Ben and Chon are two young dudes making a good living out of growing premium grade marijuana, but their success attracts sharks.


Review

Laguna Beach is the brightest pearl in the SoCal necklace stretching from Newport Beach to Mexico, a paradise for surfers and the leading edge for lifestyle trends. In 2005, Ben and Chon are two enterprising young men with a lucrative business growing and selling top-quality marijuana, but someone is putting the bite on.

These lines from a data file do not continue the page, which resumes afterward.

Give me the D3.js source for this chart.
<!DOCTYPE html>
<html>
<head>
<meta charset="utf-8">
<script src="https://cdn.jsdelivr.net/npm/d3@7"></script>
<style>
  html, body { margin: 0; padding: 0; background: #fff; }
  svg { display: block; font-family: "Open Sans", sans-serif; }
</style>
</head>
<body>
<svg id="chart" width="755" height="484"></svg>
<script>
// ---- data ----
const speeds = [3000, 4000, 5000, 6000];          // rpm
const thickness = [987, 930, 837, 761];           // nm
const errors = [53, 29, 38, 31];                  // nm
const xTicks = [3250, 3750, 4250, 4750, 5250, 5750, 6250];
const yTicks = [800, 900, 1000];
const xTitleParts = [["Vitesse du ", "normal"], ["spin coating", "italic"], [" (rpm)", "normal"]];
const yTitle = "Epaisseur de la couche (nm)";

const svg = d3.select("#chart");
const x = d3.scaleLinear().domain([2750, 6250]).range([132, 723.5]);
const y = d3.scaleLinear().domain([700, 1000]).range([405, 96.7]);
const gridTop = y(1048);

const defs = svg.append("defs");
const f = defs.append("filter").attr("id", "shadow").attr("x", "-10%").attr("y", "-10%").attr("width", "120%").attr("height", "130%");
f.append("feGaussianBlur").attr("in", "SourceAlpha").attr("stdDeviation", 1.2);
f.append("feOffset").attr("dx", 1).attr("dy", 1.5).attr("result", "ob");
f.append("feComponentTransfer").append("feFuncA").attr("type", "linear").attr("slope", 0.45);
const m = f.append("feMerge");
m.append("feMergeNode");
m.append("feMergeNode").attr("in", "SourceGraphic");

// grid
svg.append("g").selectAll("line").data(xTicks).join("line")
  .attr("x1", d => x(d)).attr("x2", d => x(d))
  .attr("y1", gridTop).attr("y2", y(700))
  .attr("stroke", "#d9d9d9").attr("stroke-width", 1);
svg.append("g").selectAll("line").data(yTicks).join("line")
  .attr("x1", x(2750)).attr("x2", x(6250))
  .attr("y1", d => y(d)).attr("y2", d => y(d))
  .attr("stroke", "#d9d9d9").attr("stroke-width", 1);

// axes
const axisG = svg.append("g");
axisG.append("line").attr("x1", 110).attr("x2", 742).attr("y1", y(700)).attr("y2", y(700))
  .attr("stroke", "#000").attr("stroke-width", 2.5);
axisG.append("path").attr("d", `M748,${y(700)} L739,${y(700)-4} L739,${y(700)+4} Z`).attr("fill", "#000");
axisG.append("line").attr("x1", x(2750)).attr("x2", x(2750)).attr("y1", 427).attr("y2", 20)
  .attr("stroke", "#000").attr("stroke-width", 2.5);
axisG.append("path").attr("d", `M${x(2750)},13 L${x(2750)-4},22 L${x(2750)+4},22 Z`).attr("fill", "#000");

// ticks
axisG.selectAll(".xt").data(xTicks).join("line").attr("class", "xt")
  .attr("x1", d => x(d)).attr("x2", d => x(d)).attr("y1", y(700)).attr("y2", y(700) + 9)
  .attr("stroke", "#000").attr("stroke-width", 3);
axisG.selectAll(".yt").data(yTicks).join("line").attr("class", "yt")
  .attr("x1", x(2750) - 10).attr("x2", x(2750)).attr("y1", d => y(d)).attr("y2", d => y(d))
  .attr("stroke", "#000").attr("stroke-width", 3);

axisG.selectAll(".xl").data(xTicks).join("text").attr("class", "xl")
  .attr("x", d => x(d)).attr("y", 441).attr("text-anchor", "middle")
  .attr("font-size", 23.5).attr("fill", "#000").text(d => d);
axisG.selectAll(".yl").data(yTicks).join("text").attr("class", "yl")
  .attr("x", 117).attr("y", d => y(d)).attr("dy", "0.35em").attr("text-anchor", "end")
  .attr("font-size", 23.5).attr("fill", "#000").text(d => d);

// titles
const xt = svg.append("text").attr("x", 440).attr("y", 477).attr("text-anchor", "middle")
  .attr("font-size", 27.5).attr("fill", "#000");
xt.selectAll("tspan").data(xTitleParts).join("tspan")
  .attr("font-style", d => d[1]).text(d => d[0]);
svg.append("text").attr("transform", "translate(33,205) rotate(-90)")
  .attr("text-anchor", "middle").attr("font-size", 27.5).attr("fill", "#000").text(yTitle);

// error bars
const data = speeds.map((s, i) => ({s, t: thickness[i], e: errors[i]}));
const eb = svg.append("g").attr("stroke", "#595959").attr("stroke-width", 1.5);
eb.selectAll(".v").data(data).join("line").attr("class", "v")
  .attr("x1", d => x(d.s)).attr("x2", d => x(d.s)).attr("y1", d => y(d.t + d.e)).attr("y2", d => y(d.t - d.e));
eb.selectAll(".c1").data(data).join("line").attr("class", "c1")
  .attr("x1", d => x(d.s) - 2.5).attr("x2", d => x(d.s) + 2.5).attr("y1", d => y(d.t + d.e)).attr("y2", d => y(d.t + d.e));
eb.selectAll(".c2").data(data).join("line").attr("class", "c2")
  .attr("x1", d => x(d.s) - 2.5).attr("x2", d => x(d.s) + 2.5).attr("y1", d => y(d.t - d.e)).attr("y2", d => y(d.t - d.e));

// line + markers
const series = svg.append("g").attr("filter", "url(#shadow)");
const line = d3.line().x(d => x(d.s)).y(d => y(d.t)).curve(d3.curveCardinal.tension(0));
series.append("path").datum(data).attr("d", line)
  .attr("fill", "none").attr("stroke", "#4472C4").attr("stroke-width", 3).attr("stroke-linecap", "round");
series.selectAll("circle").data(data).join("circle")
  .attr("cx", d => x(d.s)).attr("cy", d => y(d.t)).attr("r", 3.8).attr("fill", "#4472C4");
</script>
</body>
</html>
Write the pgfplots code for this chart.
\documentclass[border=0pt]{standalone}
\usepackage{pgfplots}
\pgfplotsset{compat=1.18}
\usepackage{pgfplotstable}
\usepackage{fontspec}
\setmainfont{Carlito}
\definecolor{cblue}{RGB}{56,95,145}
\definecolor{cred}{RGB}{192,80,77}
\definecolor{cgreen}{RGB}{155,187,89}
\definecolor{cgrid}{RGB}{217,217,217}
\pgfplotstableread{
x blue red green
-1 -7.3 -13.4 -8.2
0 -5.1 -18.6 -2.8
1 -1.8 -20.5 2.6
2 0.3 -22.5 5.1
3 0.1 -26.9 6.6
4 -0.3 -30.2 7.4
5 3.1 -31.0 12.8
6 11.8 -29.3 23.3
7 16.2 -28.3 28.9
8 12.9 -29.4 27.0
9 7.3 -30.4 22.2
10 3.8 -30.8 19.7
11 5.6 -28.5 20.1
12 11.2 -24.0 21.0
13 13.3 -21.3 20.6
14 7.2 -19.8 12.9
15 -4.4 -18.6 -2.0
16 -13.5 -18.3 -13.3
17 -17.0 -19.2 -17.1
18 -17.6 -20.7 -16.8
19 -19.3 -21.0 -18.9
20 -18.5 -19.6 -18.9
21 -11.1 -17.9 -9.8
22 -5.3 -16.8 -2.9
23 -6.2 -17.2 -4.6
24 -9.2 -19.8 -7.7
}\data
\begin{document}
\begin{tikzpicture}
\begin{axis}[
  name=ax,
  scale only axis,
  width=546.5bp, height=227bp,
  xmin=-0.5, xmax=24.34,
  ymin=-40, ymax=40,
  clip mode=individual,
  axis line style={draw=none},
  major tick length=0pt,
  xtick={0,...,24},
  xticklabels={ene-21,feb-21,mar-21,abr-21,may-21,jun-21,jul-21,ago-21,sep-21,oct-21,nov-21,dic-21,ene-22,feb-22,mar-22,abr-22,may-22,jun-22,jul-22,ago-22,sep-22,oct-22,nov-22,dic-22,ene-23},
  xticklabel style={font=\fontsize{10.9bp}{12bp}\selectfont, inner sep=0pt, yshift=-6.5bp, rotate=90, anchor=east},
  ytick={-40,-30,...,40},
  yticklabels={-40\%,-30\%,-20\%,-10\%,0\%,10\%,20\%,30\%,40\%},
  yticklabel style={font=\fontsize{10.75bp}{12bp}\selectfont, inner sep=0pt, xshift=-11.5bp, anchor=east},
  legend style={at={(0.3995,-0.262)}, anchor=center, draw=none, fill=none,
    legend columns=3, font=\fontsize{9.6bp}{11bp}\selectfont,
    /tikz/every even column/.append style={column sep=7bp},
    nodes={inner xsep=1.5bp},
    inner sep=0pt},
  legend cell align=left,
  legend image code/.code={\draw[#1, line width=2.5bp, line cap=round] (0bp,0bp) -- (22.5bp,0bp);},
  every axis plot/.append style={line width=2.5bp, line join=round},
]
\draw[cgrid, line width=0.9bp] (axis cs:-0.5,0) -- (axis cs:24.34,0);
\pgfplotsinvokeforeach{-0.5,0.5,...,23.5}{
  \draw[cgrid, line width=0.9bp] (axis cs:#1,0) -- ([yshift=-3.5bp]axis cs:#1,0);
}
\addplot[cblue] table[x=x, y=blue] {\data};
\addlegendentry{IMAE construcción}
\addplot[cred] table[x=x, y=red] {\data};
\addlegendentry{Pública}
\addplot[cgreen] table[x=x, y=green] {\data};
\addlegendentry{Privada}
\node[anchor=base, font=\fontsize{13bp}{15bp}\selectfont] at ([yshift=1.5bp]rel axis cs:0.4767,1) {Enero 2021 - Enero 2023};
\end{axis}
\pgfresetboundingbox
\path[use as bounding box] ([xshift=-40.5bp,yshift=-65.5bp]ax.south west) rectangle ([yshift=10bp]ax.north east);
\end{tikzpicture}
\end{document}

Ben seeks the cerebral way out, but service-trained Chon is inclined to meet violence with violence. Interleaved with the tale is another story set in Laguna, this one dating from 1967. As the book draws to its violent and bloody conclusion, the links between the generations are made clear and business becomes very personal.

The Kings of Cool has a number of style elements which readers may like or dislike intensely, according to inclination. Winslow varies the lengths of his paragraphs at whim; one comprises only a single word. Sentences are also chopped up on occasion, with odd words given their own line and an initial capital letter. Occasionally he presents a series of two-word lines, giving the appearance of a lurch into poetry. Several times during the course of the book the prose morphs into film script for a page or two. Winslow also has a habit of explaining the derivation of some fairly common words, although this practice mercifully dies out after the first 50 pages. While it is unlikely that his idiosyncrasies will win him any awards, the book remains very readable.

The principal protagonists, Ben, Chon and their lady friend O, are beautiful, smart and cool to a point which rather makes your teeth ache, but are admittedly rather engaging. The central theme of the book is of course the drug scene, from the 1960s to the current day, and readers may have views on this too which would affect their enjoyment. Winslow makes some valid points however about the ‘War on Drugs’ and the impact that public policies have had in transforming large numbers of otherwise law-abiding young people into criminals, and the creation of a massive industry within the US law enforcement and prison systems.

The Kings of Cool is a prequel to Savages, recently made into a film, with the same protagonists and similar subject matter. A book allows for greater space to explore depth of character as well as a variety of subsidiary themes relevant to Laguna lifestyles over a 40-year period, and Winslow makes good use of the opportunities offered. The written form also shelters the audience from the gory realities so realistically portrayed on the big screen, which will be welcomed by the more squeamish.